Instructions to follow: Repeat each line of the material below exactly as it appears, minus any pictures.

====================

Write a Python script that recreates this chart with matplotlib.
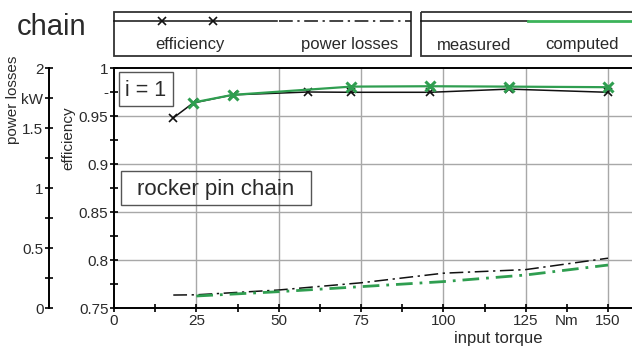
import numpy as np
import matplotlib
matplotlib.use("Agg")
import matplotlib.pyplot as plt
from matplotlib.patches import Rectangle
from matplotlib.lines import Line2D

plt.rcParams['font.family'] = ['Liberation Sans', 'DejaVu Sans']

# efficiency, measured / computed
eff_meas_x = [18, 24, 36, 59, 72, 96, 120, 150]
eff_meas_y = [0.948, 0.9635, 0.972, 0.975, 0.9747, 0.9747, 0.978, 0.9747]
eff_comp_x = [24, 36, 72, 96, 120, 150]
eff_comp_y = [0.964, 0.972, 0.9806, 0.981, 0.9806, 0.980]

# power losses in kW
loss_meas_x = [18, 25, 50, 75, 100, 125, 150]
loss_meas_y = [0.108, 0.11, 0.15, 0.21, 0.29, 0.32, 0.415]
loss_comp_x = [25, 50, 75, 100, 125, 150]
loss_comp_y = [0.10, 0.136, 0.178, 0.22, 0.275, 0.358]

x_ticks = np.arange(0, 151, 12.5)
x_labels = ['0', '', '25', '', '50', '', '75', '', '100', '', '125', 'Nm', '150']
eff_ticks = np.arange(0.75, 1.001, 0.025)
eff_labels = ['0.75', '', '0.8', '', '0.85', '', '0.9', '', '0.95', '-', '1']
loss_ticks = np.arange(0, 2.01, 0.25)
loss_labels = ['0', '', '0.5', '', '1', '', '1.5', 'kW', '2']

W, H = 632, 354
txt = '#2a2a2a'
green = '#2f9e50'
grid = '#a8a8a8'

fig = plt.figure(figsize=(W / 100, H / 100), dpi=100)
x0, x1, ytop, ybot = 114, 632, 68, 308
ax = fig.add_axes([x0 / W, (H - ybot) / H, (x1 - x0) / W, (ybot - ytop) / H])

ax.set_xlim(0, (x1 - x0) / ((608 - x0) / 150))
ax.set_ylim(0.75, 1.0)
ax.set_xticks(x_ticks)
ax.set_xticklabels(x_labels)
ax.set_yticks(eff_ticks)
ax.set_yticklabels(eff_labels)
ax.tick_params(direction='inout', length=6, width=1.2, labelsize=11,
               colors='black', labelcolor=txt, pad=1)
for v in [25, 50, 75, 100, 125, 150]:
    ax.axvline(v, color=grid, lw=1, zorder=0)
for v in [0.8, 0.85, 0.9, 0.95]:
    ax.axhline(v, color=grid, lw=1, zorder=0)
ax.spines['right'].set_visible(False)
for s in ['left', 'bottom', 'top']:
    ax.spines[s].set_linewidth(1.4)

ax.plot(eff_meas_x, eff_meas_y, color='#111111', lw=1.1, marker='x',
        ms=6, mew=1.2, zorder=3)
ax.plot(eff_comp_x, eff_comp_y, color=green, lw=1.6, marker='x',
        ms=7, mew=2.2, zorder=4)

ax2 = ax.twinx()
ax2.set_ylim(0, 2)
ax2.yaxis.tick_left()
ax2.spines['left'].set_position(('axes', (49 - x0) / (x1 - x0)))
ax2.spines['left'].set_visible(True)
ax2.spines['left'].set_linewidth(1.4)
for s in ['right', 'top', 'bottom']:
    ax2.spines[s].set_visible(False)
ax2.set_yticks(loss_ticks)
ax2.set_yticklabels(loss_labels)
ax2.tick_params(direction='inout', length=6, width=1.2, labelsize=11,
                colors='black', labelcolor=txt, pad=1)

ax2.plot(loss_meas_x, loss_meas_y, color='#111111', lw=1.1,
         linestyle=(0, (9, 3, 1.5, 3)))
ax2.plot(loss_comp_x, loss_comp_y, color=green, lw=2.0,
         linestyle=(0, (6, 2.5, 1, 2.5)))

# overlay in pixel coordinates for the texts and legend boxes
ov = fig.add_axes([0, 0, 1, 1], zorder=5)
ov.set_xlim(0, W)
ov.set_ylim(H, 0)
ov.axis('off')

ov.text(17, 35, 'chain', fontsize=21, color=txt, va='baseline')
ov.text(13, 100, 'power losses', rotation=90, fontsize=11, color=txt,
        ha='center', va='center')
ov.text(68, 138, 'efficiency', rotation=90, fontsize=11, color=txt,
        ha='center', va='center')
ov.text(498, 339, 'input torque', fontsize=12, color=txt,
        ha='center', va='center')

ov.add_patch(Rectangle((119, 72), 54, 34, fill=False, ec='#555555', lw=1))
ov.text(146, 90, 'i = 1', fontsize=15.5, color=txt, ha='center', va='center')
ov.add_patch(Rectangle((121, 171), 190, 34, fill=False, ec='#555555', lw=1))
ov.text(216, 189, 'rocker pin chain', fontsize=16, color=txt,
        ha='center', va='center')

# legend box 1
ov.add_patch(Rectangle((114, 12), 297, 44, fill=False, ec='#333333', lw=1.3))
ov.add_line(Line2D([114, 277], [21, 21], color='#111111', lw=1.1))
ov.add_line(Line2D([162, 213], [21, 21], color='#111111', lw=0, marker='x',
                   ms=6, mew=1.2))
ov.add_line(Line2D([279, 411], [21, 21], color='#111111', lw=1.1,
                   linestyle=(0, (9, 3, 1.5, 3))))
ov.text(190, 45, 'efficiency', fontsize=12, color=txt, ha='center',
        va='center')
ov.text(350, 45, 'power losses', fontsize=12, color=txt, ha='center',
        va='center')

# legend box 2
ov.add_patch(Rectangle((421, 12), 240, 44, fill=False, ec='#333333', lw=1.3))
ov.add_line(Line2D([421, 528], [21, 21], color='#111111', lw=1.1))
ov.add_line(Line2D([528, 632], [21, 21], color='#3cb35a', lw=2))
ov.text(474, 45, 'measured', fontsize=12, color=txt, ha='center', va='center')
ov.text(582, 45, 'computed', fontsize=12, color=txt, ha='center', va='center')

fig.savefig('out.png', dpi=100)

====================

Result of the task:
Write a Python script that recreates this chart with matplotlib.
import numpy as np
import matplotlib
matplotlib.use("Agg")
import matplotlib.pyplot as plt
from matplotlib.patches import Rectangle
from matplotlib.lines import Line2D

plt.rcParams['font.family'] = ['Liberation Sans', 'DejaVu Sans']

# efficiency, measured / computed
eff_meas_x = [18, 24, 36, 59, 72, 96, 120, 150]
eff_meas_y = [0.948, 0.9635, 0.972, 0.975, 0.9747, 0.9747, 0.978, 0.9747]
eff_comp_x = [24, 36, 72, 96, 120, 150]
eff_comp_y = [0.964, 0.972, 0.9806, 0.981, 0.9806, 0.980]

# power losses in kW
loss_meas_x = [18, 25, 50, 75, 100, 125, 150]
loss_meas_y = [0.108, 0.11, 0.15, 0.21, 0.29, 0.32, 0.415]
loss_comp_x = [25, 50, 75, 100, 125, 150]
loss_comp_y = [0.10, 0.136, 0.178, 0.22, 0.275, 0.358]

x_ticks = np.arange(0, 151, 12.5)
x_labels = ['0', '', '25', '', '50', '', '75', '', '100', '', '125', 'Nm', '150']
eff_ticks = np.arange(0.75, 1.001, 0.025)
eff_labels = ['0.75', '', '0.8', '', '0.85', '', '0.9', '', '0.95', '-', '1']
loss_ticks = np.arange(0, 2.01, 0.25)
loss_labels = ['0', '', '0.5', '', '1', '', '1.5', 'kW', '2']

W, H = 632, 354
txt = '#2a2a2a'
green = '#2f9e50'
grid = '#a8a8a8'

fig = plt.figure(figsize=(W / 100, H / 100), dpi=100)
x0, x1, ytop, ybot = 114, 632, 68, 308
ax = fig.add_axes([x0 / W, (H - ybot) / H, (x1 - x0) / W, (ybot - ytop) / H])

ax.set_xlim(0, (x1 - x0) / ((608 - x0) / 150))
ax.set_ylim(0.75, 1.0)
ax.set_xticks(x_ticks)
ax.set_xticklabels(x_labels)
ax.set_yticks(eff_ticks)
ax.set_yticklabels(eff_labels)
ax.tick_params(direction='inout', length=6, width=1.2, labelsize=11,
               colors='black', labelcolor=txt, pad=1)
for v in [25, 50, 75, 100, 125, 150]:
    ax.axvline(v, color=grid, lw=1, zorder=0)
for v in [0.8, 0.85, 0.9, 0.95]:
    ax.axhline(v, color=grid, lw=1, zorder=0)
ax.spines['right'].set_visible(False)
for s in ['left', 'bottom', 'top']:
    ax.spines[s].set_linewidth(1.4)

ax.plot(eff_meas_x, eff_meas_y, color='#111111', lw=1.1, marker='x',
        ms=6, mew=1.2, zorder=3)
ax.plot(eff_comp_x, eff_comp_y, color=green, lw=1.6, marker='x',
        ms=7, mew=2.2, zorder=4)

ax2 = ax.twinx()
ax2.set_ylim(0, 2)
ax2.yaxis.tick_left()
ax2.spines['left'].set_position(('axes', (49 - x0) / (x1 - x0)))
ax2.spines['left'].set_visible(True)
ax2.spines['left'].set_linewidth(1.4)
for s in ['right', 'top', 'bottom']:
    ax2.spines[s].set_visible(False)
ax2.set_yticks(loss_ticks)
ax2.set_yticklabels(loss_labels)
ax2.tick_params(direction='inout', length=6, width=1.2, labelsize=11,
                colors='black', labelcolor=txt, pad=1)

ax2.plot(loss_meas_x, loss_meas_y, color='#111111', lw=1.1,
         linestyle=(0, (9, 3, 1.5, 3)))
ax2.plot(loss_comp_x, loss_comp_y, color=green, lw=2.0,
         linestyle=(0, (6, 2.5, 1, 2.5)))

# overlay in pixel coordinates for the texts and legend boxes
ov = fig.add_axes([0, 0, 1, 1], zorder=5)
ov.set_xlim(0, W)
ov.set_ylim(H, 0)
ov.axis('off')

ov.text(17, 35, 'chain', fontsize=21, color=txt, va='baseline')
ov.text(13, 100, 'power losses', rotation=90, fontsize=11, color=txt,
        ha='center', va='center')
ov.text(68, 138, 'efficiency', rotation=90, fontsize=11, color=txt,
        ha='center', va='center')
ov.text(498, 339, 'input torque', fontsize=12, color=txt,
        ha='center', va='center')

ov.add_patch(Rectangle((119, 72), 54, 34, fill=False, ec='#555555', lw=1))
ov.text(146, 90, 'i = 1', fontsize=15.5, color=txt, ha='center', va='center')
ov.add_patch(Rectangle((121, 171), 190, 34, fill=False, ec='#555555', lw=1))
ov.text(216, 189, 'rocker pin chain', fontsize=16, color=txt,
        ha='center', va='center')

# legend box 1
ov.add_patch(Rectangle((114, 12), 297, 44, fill=False, ec='#333333', lw=1.3))
ov.add_line(Line2D([114, 277], [21, 21], color='#111111', lw=1.1))
ov.add_line(Line2D([162, 213], [21, 21], color='#111111', lw=0, marker='x',
                   ms=6, mew=1.2))
ov.add_line(Line2D([279, 411], [21, 21], color='#111111', lw=1.1,
                   linestyle=(0, (9, 3, 1.5, 3))))
ov.text(190, 45, 'efficiency', fontsize=12, color=txt, ha='center',
        va='center')
ov.text(350, 45, 'power losses', fontsize=12, color=txt, ha='center',
        va='center')

# legend box 2
ov.add_patch(Rectangle((421, 12), 240, 44, fill=False, ec='#333333', lw=1.3))
ov.add_line(Line2D([421, 528], [21, 21], color='#111111', lw=1.1))
ov.add_line(Line2D([528, 632], [21, 21], color='#3cb35a', lw=2))
ov.text(474, 45, 'measured', fontsize=12, color=txt, ha='center', va='center')
ov.text(582, 45, 'computed', fontsize=12, color=txt, ha='center', va='center')

fig.savefig('out.png', dpi=100)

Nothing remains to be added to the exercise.